According to local newspaper reports, the Department of Pharmaceuticals is considering introducing 'compulsory licences' for Roche's breast cancer treatment Herceptin (trastuzumab), as well as Bristol-Myers Squibb's leukaemia medicine Sprycel (dasatinib) and its chemotherapy Ixempra (ixabepilone).

The first compulsory licence in India was introduced last year for Bayer's liver cancer drug Nexevar (sorefinib), allowing Natco Pharma to sell a copy of the treatment that was 95 per cent cheaper than the original.

The licence effectively overturns a drug's patent by letting other companies make versions of a patented product if the government rules that the medicine is not sold at a "reasonable affordable price”.

It is described by the Indian patent office as an "involuntary contract between a willing buyer and an unwilling seller imposed and enforced by the State".

According to the Indian Express, Herceptin, Ixempra and Sprycel cost 50,000 rupees (€687), 70,000-80,000 rupees (€961 to €1,098) and 15,000 rupees (€206) respectively for a month's dosage.
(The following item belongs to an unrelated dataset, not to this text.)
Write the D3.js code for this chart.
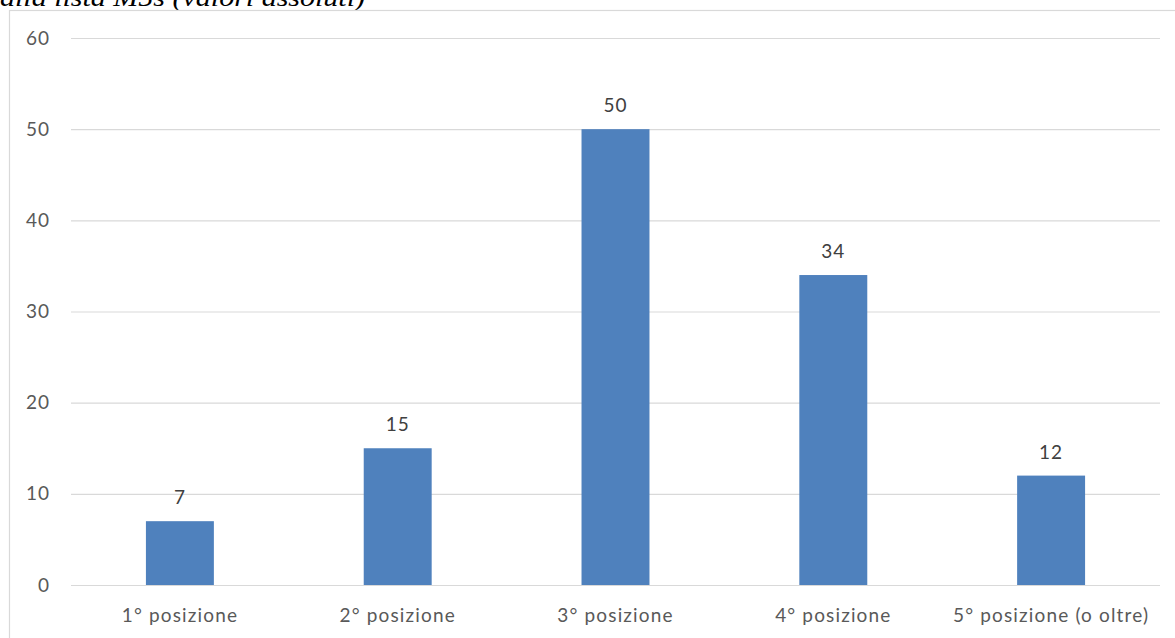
<!DOCTYPE html>
<html>
<head>
<meta charset="utf-8">
<script src="https://cdn.jsdelivr.net/npm/d3@7"></script>
<style>
  html, body { margin: 0; padding: 0; background: #fff; }
  svg { display: block; }
</style>
</head>
<body>
<svg id="chart" width="1175" height="638"></svg>
<script>
// Position on the list and number of candidates in each
const categories = ["1° posizione", "2° posizione", "3° posizione", "4° posizione", "5° posizione (o oltre)"];
const values = [7, 15, 50, 34, 12];
const yTicks = [0, 10, 20, 30, 40, 50, 60];
const captionText = "alla lista M5s (valori assoluti)";

const svg = d3.select("#chart");
const W = 1175, H = 638;
const plot = { left: 71, right: 1160, top: 38, bottom: 585 };
const labelFont = "Lato, Carlito, Open Sans, sans-serif";

// Caption line, partly above the visible area
svg.append("text")
  .attr("x", 0).attr("y", 6)
  .attr("font-family", "Liberation Serif, Times New Roman, serif")
  .attr("font-style", "italic")
  .attr("font-size", 25)
  .attr("textLength", 365)
  .attr("lengthAdjust", "spacingAndGlyphs")
  .attr("fill", "#000")
  .text(captionText);

// Chart area frame
svg.append("rect")
  .attr("x", 9.5).attr("y", 10.5)
  .attr("width", W - 9 + 5).attr("height", H)
  .attr("fill", "#fff")
  .attr("stroke", "#d9d9d9").attr("stroke-width", 1.2);

const x = d3.scaleBand()
  .domain(categories)
  .range([plot.left, plot.right])
  .paddingInner(0.688)
  .paddingOuter(0.344);

const y = d3.scaleLinear()
  .domain([0, 60])
  .range([plot.bottom, plot.top]);

// Horizontal gridlines with value labels
const yAxis = d3.axisLeft(y)
  .tickValues(yTicks)
  .tickSize(-(plot.right - plot.left))
  .tickPadding(21)
  .tickFormat(d3.format("d"));

const gy = svg.append("g")
  .attr("transform", `translate(${plot.left},0)`)
  .call(yAxis);
gy.select(".domain").remove();
gy.selectAll(".tick line").attr("stroke", "#d9d9d9").attr("stroke-width", 1.2);
gy.selectAll(".tick text")
  .attr("fill", "#595959")
  .attr("font-family", labelFont)
  .attr("font-size", 19)
  .attr("letter-spacing", 1);

// Category labels under the baseline
const xAxis = d3.axisBottom(x).tickSize(0).tickPadding(24);
const gx = svg.append("g")
  .attr("transform", `translate(0,${plot.bottom})`)
  .call(xAxis);
gx.select(".domain").remove();
gx.selectAll(".tick text")
  .attr("fill", "#595959")
  .attr("font-family", labelFont)
  .attr("font-size", 19)
  .attr("letter-spacing", 1.15);

// Bars
svg.append("g").selectAll("rect")
  .data(values)
  .join("rect")
  .attr("x", (d, i) => x(categories[i]))
  .attr("y", d => y(d))
  .attr("width", x.bandwidth())
  .attr("height", d => y(0) - y(d))
  .attr("fill", "#4f81bd");

// Value labels above bars
svg.append("g").selectAll("text")
  .data(values)
  .join("text")
  .attr("x", (d, i) => x(categories[i]) + x.bandwidth() / 2)
  .attr("y", d => y(d) - 17)
  .attr("text-anchor", "middle")
  .attr("fill", "#404040")
  .attr("font-family", labelFont)
  .attr("font-size", 19)
  .attr("letter-spacing", 1)
  .text(d => d);
</script>
</body>
</html>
The Department of Pharmaceuticals didn't comment on what these prices may be reduced to, although Nexavar is now available at 8,880 rupees (€120) for a month's worth of pills when it was previously sold by Bayer for more than 290,000 rupees (€4,000) per month.

Roche and BMS have both, separately, tried to minimise the chances of losing patent protection by reducing the cost of two of the at-risk drugs, but Dr Shyam Aggarwal, a consultant oncologist at Sir Ganga Ram Hospita, told the Indian Express the companies hadn't gone far enough. 

“Even after the recent cut in the prices of Trastuzumab and Dasatinib, they are still way too expensive for the common man," he said.

“It is a very good move and will not just benefit Indians but possibly also bring down cancer drug prices in countries where the pharma market is not controlled by the US and western European nations.”

Both pharma companies were tight-lipped about the matter, with a Roche spokesperson commenting: “We are aware of the article in Indian Express, but cannot confirm or comment on its content. Roche has taken steps to increase access to a number of our drugs in India, including Herceptin. This includes a local price structure and the involvement of a local manufacturing partner.”

A BMS spokesperson said: "Bristol-Myers Squibb has no information about any such action by the Indian government and therefore cannot comment on the [Indian Express] article."